### Entries supplied
________

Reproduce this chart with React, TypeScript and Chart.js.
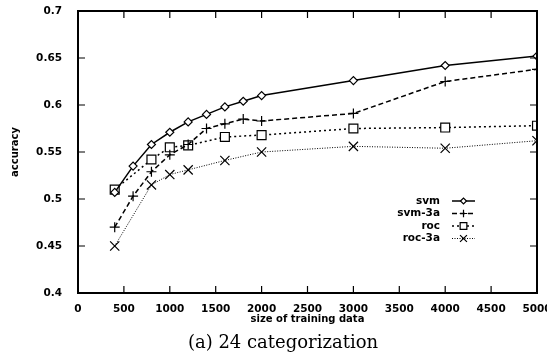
import React, { useEffect, useRef } from 'react';
import { Chart, registerables } from 'chart.js';
import { drawPoint } from 'chart.js/helpers';

Chart.register(...registerables);

// ---- data ----
const svmX = [400, 600, 800, 1000, 1200, 1400, 1600, 1800, 2000, 3000, 4000, 5000];
const svmY = [0.507, 0.535, 0.558, 0.571, 0.582, 0.59, 0.598, 0.604, 0.61, 0.626, 0.642, 0.652];
const svm3aX = [400, 600, 800, 1000, 1200, 1400, 1600, 1800, 2000, 3000, 4000, 5000];
const svm3aY = [0.47, 0.503, 0.529, 0.547, 0.558, 0.575, 0.58, 0.585, 0.583, 0.591, 0.625, 0.638];
const rocX = [400, 800, 1000, 1200, 1600, 2000, 3000, 4000, 5000];
const rocY = [0.51, 0.542, 0.555, 0.557, 0.566, 0.568, 0.575, 0.576, 0.578];
const roc3aX = [400, 800, 1000, 1200, 1600, 2000, 3000, 4000, 5000];
const roc3aY = [0.45, 0.515, 0.526, 0.531, 0.541, 0.55, 0.556, 0.554, 0.562];

const seriesNames = ['svm', 'svm-3a', 'roc', 'roc-3a'];
const xTickValues = [0, 500, 1000, 1500, 2000, 2500, 3000, 3500, 4000, 4500, 5000];
const xTickLabels = ['0', '500', '1000', '1500', '2000', '2500', '3000', '3500', '4000', '4500', '5000'];
const yTickValues = [0.4, 0.45, 0.5, 0.55, 0.6, 0.65, 0.7];
const yTickLabels = ['0.4', '0.45', '0.5', '0.55', '0.6', '0.65', '0.7'];
const xTitle = 'size of training data';
const yTitle = 'accuracy';
const caption = '(a) 24 categorization';

const pts = (xs: number[], ys: number[]) => xs.map((x, i) => ({ x, y: ys[i] }));

const styles = [
  { pointStyle: 'rectRot', radius: 4, dash: [] as number[], lw: 1.5 },
  { pointStyle: 'cross', radius: 5, dash: [5, 3], lw: 1.5 },
  { pointStyle: 'rect', radius: 6.3, dash: [2, 3], lw: 1.5 },
  { pointStyle: 'crossRot', radius: 6.5, dash: [1, 1.5], lw: 1 },
];

const SANS = '"DejaVu Sans", sans-serif';

const framePlugin = {
  id: 'frameTicks',
  afterDraw(chart: any) {
    const { ctx, chartArea: a, scales } = chart;
    const xs = scales.x;
    const ys = scales.y;
    ctx.save();
    ctx.strokeStyle = '#000';
    ctx.setLineDash([]);
    ctx.lineWidth = 1.2;
    const tl = 7;
    ctx.beginPath();
    xTickValues.forEach((v) => {
      const px = xs.getPixelForValue(v);
      ctx.moveTo(px, a.bottom);
      ctx.lineTo(px, a.bottom - tl);
      ctx.moveTo(px, a.top);
      ctx.lineTo(px, a.top + tl);
    });
    yTickValues.forEach((v) => {
      const py = ys.getPixelForValue(v);
      ctx.moveTo(a.left, py);
      ctx.lineTo(a.left + tl, py);
      ctx.moveTo(a.right, py);
      ctx.lineTo(a.right - tl, py);
    });
    ctx.stroke();
    ctx.lineWidth = 2;
    ctx.strokeRect(a.left, a.top, a.right - a.left, a.bottom - a.top);

    // legend
    const textRight = a.right - 97;
    const lineL = a.right - 85;
    const lineR = a.right - 62;
    const top0 = a.top + 190;
    const step = 12.5;
    ctx.font = `bold 10.5px ${SANS}`;
    ctx.textAlign = 'right';
    ctx.textBaseline = 'middle';
    ctx.fillStyle = '#000';
    chart.data.datasets.forEach((ds: any, i: number) => {
      const y = top0 + i * step;
      ctx.fillText(ds.label, textRight, y);
      const s = styles[i];
      ctx.lineWidth = s.lw;
      ctx.setLineDash(s.dash);
      ctx.beginPath();
      ctx.moveTo(lineL, y);
      ctx.lineTo(lineR, y);
      ctx.stroke();
      ctx.setLineDash([]);
      ctx.fillStyle = '#fff';
      ctx.strokeStyle = '#000';
      ctx.lineWidth = 1.2;
      drawPoint(ctx, { pointStyle: s.pointStyle, radius: s.radius * 0.75, rotation: 0, borderWidth: 1.2 } as any, (lineL + lineR) / 2, y);
      ctx.fillStyle = '#000';
    });
    ctx.restore();
  },
};

export default function App() {
  const ref = useRef<HTMLCanvasElement | null>(null);
  useEffect(() => {
    if (!ref.current) return;
    const dataSets = [pts(svmX, svmY), pts(svm3aX, svm3aY), pts(rocX, rocY), pts(roc3aX, roc3aY)];
    const chart = new Chart(ref.current, {
      type: 'scatter',
      data: {
        datasets: dataSets.map((d, i) => ({
          label: seriesNames[i],
          data: d,
          showLine: true,
          borderColor: '#000',
          borderWidth: styles[i].lw,
          borderDash: styles[i].dash,
          pointStyle: styles[i].pointStyle as any,
          pointRadius: styles[i].radius,
          pointBorderWidth: 1.2,
          pointBorderColor: '#000',
          pointBackgroundColor: '#fff',
          fill: false,
          tension: 0,
        })),
      },
      plugins: [framePlugin],
      options: {
        animation: false,
        responsive: false,
        maintainAspectRatio: false,
        layout: { padding: { top: 11, right: 10, bottom: 32, left: 0 } },
        plugins: { legend: { display: false }, tooltip: { enabled: false } },
        scales: {
          x: {
            type: 'linear',
            min: 0,
            max: 5000,
            grid: { display: false },
            border: { display: false },
            afterBuildTicks: (s: any) => {
              s.ticks = xTickValues.map((v) => ({ value: v }));
            },
            afterFit: (s: any) => {
              s.height = 37;
              s.paddingLeft = 0;
              s.paddingRight = 0;
            },
            ticks: {
              color: '#000',
              font: { family: SANS, size: 10.5, weight: 'bold' },
              padding: 2,
              maxRotation: 0,
              autoSkip: false,
              callback: (v: any) => {
                const i = xTickValues.indexOf(Number(v));
                return i >= 0 ? xTickLabels[i] : '';
              },
            },
            title: {
              display: true,
              text: xTitle,
              color: '#000',
              font: { family: SANS, size: 10, weight: 'bold' },
              padding: { top: 0, bottom: 5 },
            },
          },
          y: {
            type: 'linear',
            min: 0.4,
            max: 0.7,
            grid: { display: false },
            border: { display: false },
            afterBuildTicks: (s: any) => {
              s.ticks = yTickValues.map((v) => ({ value: v }));
            },
            afterFit: (s: any) => {
              s.width = 78;
              s.paddingTop = 0;
              s.paddingBottom = 0;
            },
            ticks: {
              color: '#000',
              font: { family: SANS, size: 10.5, weight: 'bold' },
              padding: 8,
              autoSkip: false,
              callback: (v: any) => {
                const i = yTickValues.findIndex((t) => Math.abs(t - Number(v)) < 1e-9);
                return i >= 0 ? yTickLabels[i] : '';
              },
            },
            title: {
              display: true,
              text: yTitle,
              color: '#000',
              font: { family: SANS, size: 10, weight: 'bold' },
              padding: { top: 9, bottom: 0 },
            },
          },
        },
      },
    });
    return () => chart.destroy();
  }, []);

  return (
    <div style={{ position: 'fixed', left: 0, top: 0, width: 547, height: 362, background: '#fff' }}>
      <canvas ref={ref} width={547} height={362} style={{ display: 'block', width: 547, height: 362 }} />
      <div
        style={{
          position: 'absolute',
          left: 0,
          width: 566,
          top: 330,
          textAlign: 'center',
          fontFamily: '"DejaVu Serif", serif',
          fontSize: 18,
          lineHeight: '24px',
          color: '#000',
        }}
      >
        {caption}
      </div>
    </div>
  );
}
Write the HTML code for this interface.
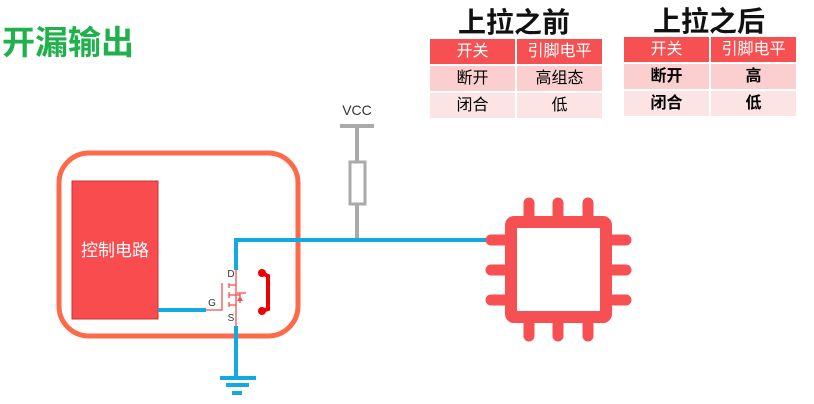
<!DOCTYPE html>
<html><head><meta charset="utf-8"><style>
body{margin:0;width:814px;height:404px;background:#fff;overflow:hidden;position:relative;font-family:"Liberation Sans","Noto Sans CJK SC",sans-serif}
.t{position:absolute;white-space:nowrap}
table{position:absolute;border-collapse:separate;border-spacing:2px;font-size:16px;text-align:center}
td{height:25px;padding:0;line-height:25px}
.h td{background:#f75052;color:#fff}
.r1 td{background:#fbcfd0}
.r2 td{background:#fde4e4}
</style></head><body>
<div class="t" style="left:2px;top:16px;font-size:33px;font-weight:bold;color:#1fb14b;">开漏输出</div>
<div class="t" style="left:458px;top:1px;font-size:28px;font-weight:bold;color:#111;">上拉之前</div>
<div class="t" style="left:653px;top:0px;font-size:28px;font-weight:bold;color:#111;">上拉之后</div>
<table style="left:428px;top:37px;">
<tr class="h"><td style="width:85px">开关</td><td style="width:85px">引脚电平</td></tr>
<tr class="r1"><td>断开</td><td>高组态</td></tr>
<tr class="r2"><td>闭合</td><td>低</td></tr>
</table>
<table style="left:622px;top:35px;font-weight:bold">
<tr class="h"><td style="width:85px;font-weight:normal">开关</td><td style="width:85px;font-weight:normal">引脚电平</td></tr>
<tr class="r1"><td>断开</td><td>高</td></tr>
<tr class="r2"><td>闭合</td><td>低</td></tr>
</table>
<svg width="814" height="404" style="position:absolute;left:0;top:0">
<rect x="59" y="153" width="239" height="183" rx="30" fill="none" stroke="#fd6a4a" stroke-width="5"/>
<rect x="72" y="181" width="86" height="138" fill="#f84c4e" stroke="#c33" stroke-width="1"/>
<text x="115" y="256" fill="#fff" font-size="17" text-anchor="middle" font-family="Liberation Sans,Noto Sans CJK SC,sans-serif">控制电路</text>
<text x="357" y="115" font-size="14" text-anchor="middle" fill="#333" font-family="Liberation Sans,sans-serif">VCC</text>
<line x1="340" y1="126" x2="374" y2="126" stroke="#aaa" stroke-width="4"/>
<line x1="357" y1="126" x2="357" y2="241" stroke="#aaa" stroke-width="4"/>
<rect x="350" y="162" width="15" height="42" fill="#fff" stroke="#aaa" stroke-width="3"/>
<polyline points="236,270 236,240 492,240" fill="none" stroke="#13a9e3" stroke-width="4"/>
<line x1="158" y1="310" x2="206" y2="310" stroke="#13a9e3" stroke-width="4"/>
<line x1="236" y1="326" x2="236" y2="378" stroke="#13a9e3" stroke-width="4"/>
<line x1="220" y1="378" x2="256" y2="378" stroke="#13a9e3" stroke-width="4"/>
<line x1="226" y1="385" x2="249" y2="385" stroke="#13a9e3" stroke-width="4"/>
<line x1="232" y1="393" x2="242" y2="393" stroke="#13a9e3" stroke-width="4"/>
<g stroke="#f05050" stroke-width="1.3" fill="none">
<polyline points="206,310 222,310 222,283"/>
<line x1="229" y1="283" x2="229" y2="288"/><line x1="229" y1="292" x2="229" y2="298"/><line x1="229" y1="302" x2="229" y2="307"/>
<polyline points="236,270 236,285 229,285"/>
<polyline points="229,295 240,295"/>
<polyline points="229,305 236,305 236,326"/>
<line x1="236" y1="285" x2="236" y2="305"/>
<line x1="240" y1="293" x2="240" y2="303"/>
<line x1="237" y1="293" x2="246" y2="293"/>
</g>
<polygon points="240,296 237,301 243,301" fill="#f05050"/>
<text x="231" y="277" font-size="10" text-anchor="middle" fill="#333" font-family="Liberation Sans,sans-serif">D</text>
<text x="231" y="321" font-size="10" text-anchor="middle" fill="#333" font-family="Liberation Sans,sans-serif">S</text>
<text x="212" y="306" font-size="10" text-anchor="middle" fill="#333" font-family="Liberation Sans,sans-serif">G</text>
<polyline points="262,273 268,276 268,309 262,311" fill="none" stroke="#e00" stroke-width="4"/>
<circle cx="262" cy="273" r="4" fill="#e00"/><circle cx="262" cy="311" r="4" fill="#e00"/>
<g stroke="#f75052" stroke-width="11" stroke-linecap="round">
<line x1="529" y1="203" x2="529" y2="218"/><line x1="558" y1="203" x2="558" y2="218"/><line x1="588" y1="203" x2="588" y2="218"/>
<line x1="529" y1="322" x2="529" y2="336"/><line x1="558" y1="322" x2="558" y2="336"/><line x1="588" y1="322" x2="588" y2="336"/>
<line x1="491" y1="240" x2="505" y2="240"/><line x1="491" y1="270" x2="505" y2="270"/><line x1="491" y1="300" x2="505" y2="300"/>
<line x1="612" y1="240" x2="626" y2="240"/><line x1="612" y1="270" x2="626" y2="270"/><line x1="612" y1="300" x2="626" y2="300"/>
</g>
<rect x="511" y="222" width="95" height="95" rx="3" fill="#fff" stroke="#f75052" stroke-width="12"/>
</svg>
</body></html>
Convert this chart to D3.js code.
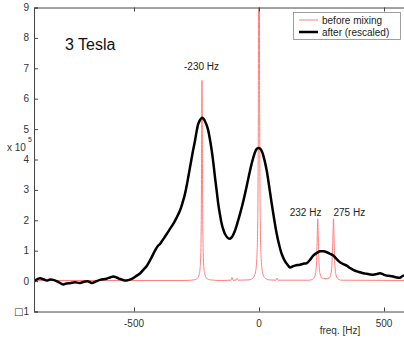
<!DOCTYPE html>
<html>
<head>
<meta charset="utf-8">
<script src="https://cdn.jsdelivr.net/npm/d3@7"></script>
<style>
  body { margin: 0; background: #fff; }
  text { font-family: "Liberation Sans", Arial, sans-serif; }
</style>
</head>
<body>
<div id="chart"></div>
<script>
// data: [freq Hz, value x 1e5]
const beforeMixing = [
  [-904,0.02],[-600,0.02],[-300,0.02],[-260,0.04],[-248,0.08],[-240,0.2],[-236,0.4],[-233,0.9],
  [-231,2.0],[-229.5,4.5],[-228,6.6],[-226.5,4.5],[-225,2.0],[-223,0.9],[-220,0.4],[-216,0.2],
  [-208,0.08],[-195,0.04],[-150,0.02],[-112,0.03],[-108,0.12],[-104,0.03],[-92,0.03],[-88,0.09],
  [-84,0.03],[-40,0.04],[-22,0.12],[-14,0.3],[-9,0.7],[-5,2.0],[-2.5,6],[0,20],[2.5,6],[5,2.0],
  [9,0.7],[14,0.3],[22,0.12],[40,0.04],[68,0.03],[72,0.1],[76,0.03],[200,0.03],[218,0.08],
  [226,0.25],[230,0.6],[233,1.5],[235,2.05],[237,1.5],[240,0.6],[244,0.25],[252,0.1],[266,0.08],
  [281,0.1],[288,0.25],[292,0.6],[296,1.5],[298,2.05],[300,1.5],[303,0.6],[307,0.25],[315,0.08],
  [330,0.03],[600,0.02]
];
const afterRescaled = [
  [-904,-0.04],[-890,0.05],[-876,0.09],[-862,0.06],[-849,0.02],[-836,0.05],[-823,0.04],[-803,-0.03],
  [-783,-0.11],[-770,-0.08],[-756,-0.07],[-736,-0.04],[-716,-0.06],[-700,-0.02],[-683,-0.01],
  [-669,-0.06],[-652,-0.01],[-636,0.04],[-610,0.08],[-596,0.12],[-583,0.15],[-570,0.12],[-556,0.07],
  [-542,0.03],[-529,0.02],[-509,0.07],[-489,0.18],[-476,0.25],[-463,0.37],[-449,0.5],[-436,0.68],
  [-416,1.0],[-403,1.17],[-396,1.22],[-383,1.38],[-369,1.55],[-356,1.72],[-343,1.88],[-330,2.08],
  [-316,2.32],[-306,2.57],[-296,2.87],[-286,3.28],[-276,3.74],[-266,4.2],[-256,4.62],[-249,4.95],
  [-243,5.17],[-236,5.3],[-229,5.37],[-222,5.34],[-216,5.26],[-209,5.12],[-203,4.95],[-196,4.65],
  [-189,4.29],[-182,3.85],[-176,3.41],[-169,2.95],[-163,2.54],[-156,2.18],[-149,1.88],[-143,1.7],
  [-136,1.55],[-126,1.43],[-116,1.39],[-106,1.48],[-96,1.66],[-86,1.92],[-76,2.21],[-66,2.52],
  [-56,2.87],[-46,3.25],[-36,3.63],[-26,3.97],[-16,4.24],[-9,4.35],[-3,4.38],[4,4.36],[13,4.24],
  [22,3.98],[31,3.63],[41,3.1],[51,2.54],[61,2.02],[71,1.55],[81,1.18],[91,0.89],[101,0.7],
  [111,0.57],[124,0.45],[134,0.48],[144,0.51],[164,0.54],[177,0.57],[191,0.59],[204,0.7],[217,0.84],
  [230,0.92],[244,0.98],[257,0.98],[271,0.95],[284,0.9],[297,0.84],[310,0.73],[324,0.62],[337,0.56],
  [351,0.51],[364,0.43],[377,0.37],[391,0.32],[404,0.29],[418,0.26],[431,0.24],[444,0.22],[457,0.21],
  [470,0.23],[484,0.26],[497,0.22],[511,0.18],[524,0.17],[537,0.15],[550,0.12],[564,0.11],[577,0.18],
  [590,0.14]
];
const xTicks = [-500, 0, 500];
const yTicks = [-1, 0, 1, 2, 3, 4, 5, 6, 7, 8, 9];
const yTickLabels = ['1', '0', '1', '2', '3', '4', '5', '6', '7', '8', '9'];
const peakLabels = [
  { f: -230, v: 6.95, text: '-230 Hz', anchor: 'middle' },
  { f: 155, v: 2.15, text: '232 Hz', anchor: 'start' },
  { f: 330, v: 2.15, text: '275 Hz', anchor: 'start' }
];
const seriesNames = ['before mixing', 'after (rescaled)'];

const width = 404, height = 339;
const x = d3.scaleLinear().domain([-900, 600]).range([34, 409]);
const y = d3.scaleLinear().domain([-1, 9]).range([311.5, 7.5]);
const axisColor = '#444';

const svg = d3.select('#chart').append('svg')
  .attr('width', width)
  .attr('height', height);

svg.append('clipPath').attr('id', 'plot-clip')
  .append('rect')
  .attr('x', x(-900)).attr('y', y(9))
  .attr('width', x(600) - x(-900)).attr('height', y(-1) - y(9));

const line = d3.line()
  .x(d => x(d[0]))
  .y(d => y(d[1]));

const plot = svg.append('g').attr('clip-path', 'url(#plot-clip)');

plot.append('path')
  .datum(beforeMixing)
  .attr('d', line.curve(d3.curveMonotoneX))
  .attr('fill', 'none')
  .attr('stroke', '#ff7f7f')
  .attr('stroke-width', 1);

plot.append('path')
  .datum(afterRescaled)
  .attr('d', line.curve(d3.curveCatmullRom))
  .attr('fill', 'none')
  .attr('stroke', '#000')
  .attr('stroke-width', 2.5)
  .attr('stroke-linejoin', 'round');

// axes (ticks pointing inward, matlab style)
const xAxis = svg.append('g')
  .attr('transform', `translate(0,${y(-1)})`)
  .call(d3.axisTop(x).tickValues(xTicks).tickSize(4).tickFormat(''));
xAxis.select('.domain').attr('stroke', axisColor);
xAxis.selectAll('.tick line').attr('stroke', axisColor);

svg.append('g')
  .attr('transform', `translate(0,${y(9)})`)
  .call(d3.axisBottom(x).tickValues(xTicks).tickSize(4).tickFormat(''))
  .call(g => g.select('.domain').attr('stroke', axisColor))
  .call(g => g.selectAll('.tick line').attr('stroke', axisColor));

svg.selectAll('.x-label')
  .data(xTicks)
  .enter()
  .append('text')
  .attr('class', 'x-label')
  .attr('x', d => x(d))
  .attr('y', 327)
  .attr('text-anchor', 'middle')
  .attr('font-size', '10px')
  .attr('fill', '#333')
  .text(d => d);

const yAxis = svg.append('g')
  .attr('transform', `translate(${x(-900)},0)`)
  .call(d3.axisRight(y).tickValues(yTicks).tickSize(4).tickFormat(''));
yAxis.select('.domain').attr('stroke', axisColor);
yAxis.selectAll('.tick line').attr('stroke', axisColor);

const yLabels = svg.selectAll('.y-label')
  .data(yTicks)
  .enter()
  .append('text')
  .attr('class', 'y-label')
  .attr('x', 29)
  .attr('y', d => y(d) + 3.5)
  .attr('text-anchor', 'end')
  .attr('font-size', '10px')
  .attr('fill', '#333');
// the minus sign of -1 shows as a missing-glyph box in the original
yLabels.filter(d => d < 0)
  .append('tspan')
  .attr('font-family', '"DejaVu Sans", sans-serif')
  .attr('font-size', '10px')
  .text('\u25A1');
yLabels.append('tspan')
  .text((d, i) => yTickLabels[i]);

// exponent label
svg.append('text')
  .attr('x', 7).attr('y', 151)
  .attr('font-size', '10px').attr('fill', '#333')
  .text('x 10');
svg.append('text')
  .attr('x', 28).attr('y', 142)
  .attr('font-size', '7px').attr('fill', '#333')
  .text('5');

svg.append('text')
  .attr('x', 340).attr('y', 334)
  .attr('text-anchor', 'middle')
  .attr('font-size', '10px').attr('fill', '#333')
  .text('freq. [Hz]');

svg.append('text')
  .attr('x', 65).attr('y', 50)
  .attr('font-size', '16px').attr('fill', '#111')
  .text('3 Tesla');

svg.selectAll('.peak-label')
  .data(peakLabels)
  .enter()
  .append('text')
  .attr('class', 'peak-label')
  .attr('x', d => d.anchor === 'start' ? x(d.f) - 8 : x(d.f))
  .attr('y', d => y(d.v))
  .attr('text-anchor', d => d.anchor)
  .attr('font-size', '10px')
  .attr('fill', '#222')
  .text(d => d.text);

// legend
const legend = svg.append('g');
legend.append('rect')
  .attr('x', 293.5).attr('y', 12.5)
  .attr('width', 107).attr('height', 27)
  .attr('fill', '#fff')
  .attr('stroke', '#888')
  .attr('stroke-width', 0.8);
const legendColors = ['#ff7f7f', '#000'];
const legendWidths = [1, 2.5];
seriesNames.forEach((name, i) => {
  const ly = 20 + i * 12;
  legend.append('line')
    .attr('x1', 299).attr('x2', 318)
    .attr('y1', ly).attr('y2', ly)
    .attr('stroke', legendColors[i])
    .attr('stroke-width', legendWidths[i]);
  legend.append('text')
    .attr('x', 322).attr('y', ly + 3.5)
    .attr('font-size', '10px').attr('fill', '#222')
    .text(name);
});
</script>
</body>
</html>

________

### Task details
Begin at the first line of the material and copy each line exactly through the one containing "Chart.register(...registerables);". Omit pictures.

### Solution for this problem
Reproduce this chart with React, TypeScript and Chart.js.
import React, { useEffect, useRef } from 'react';
import { Chart, registerables } from 'chart.js';
import { drawPoint } from 'chart.js/helpers';

Chart.register(...registerables);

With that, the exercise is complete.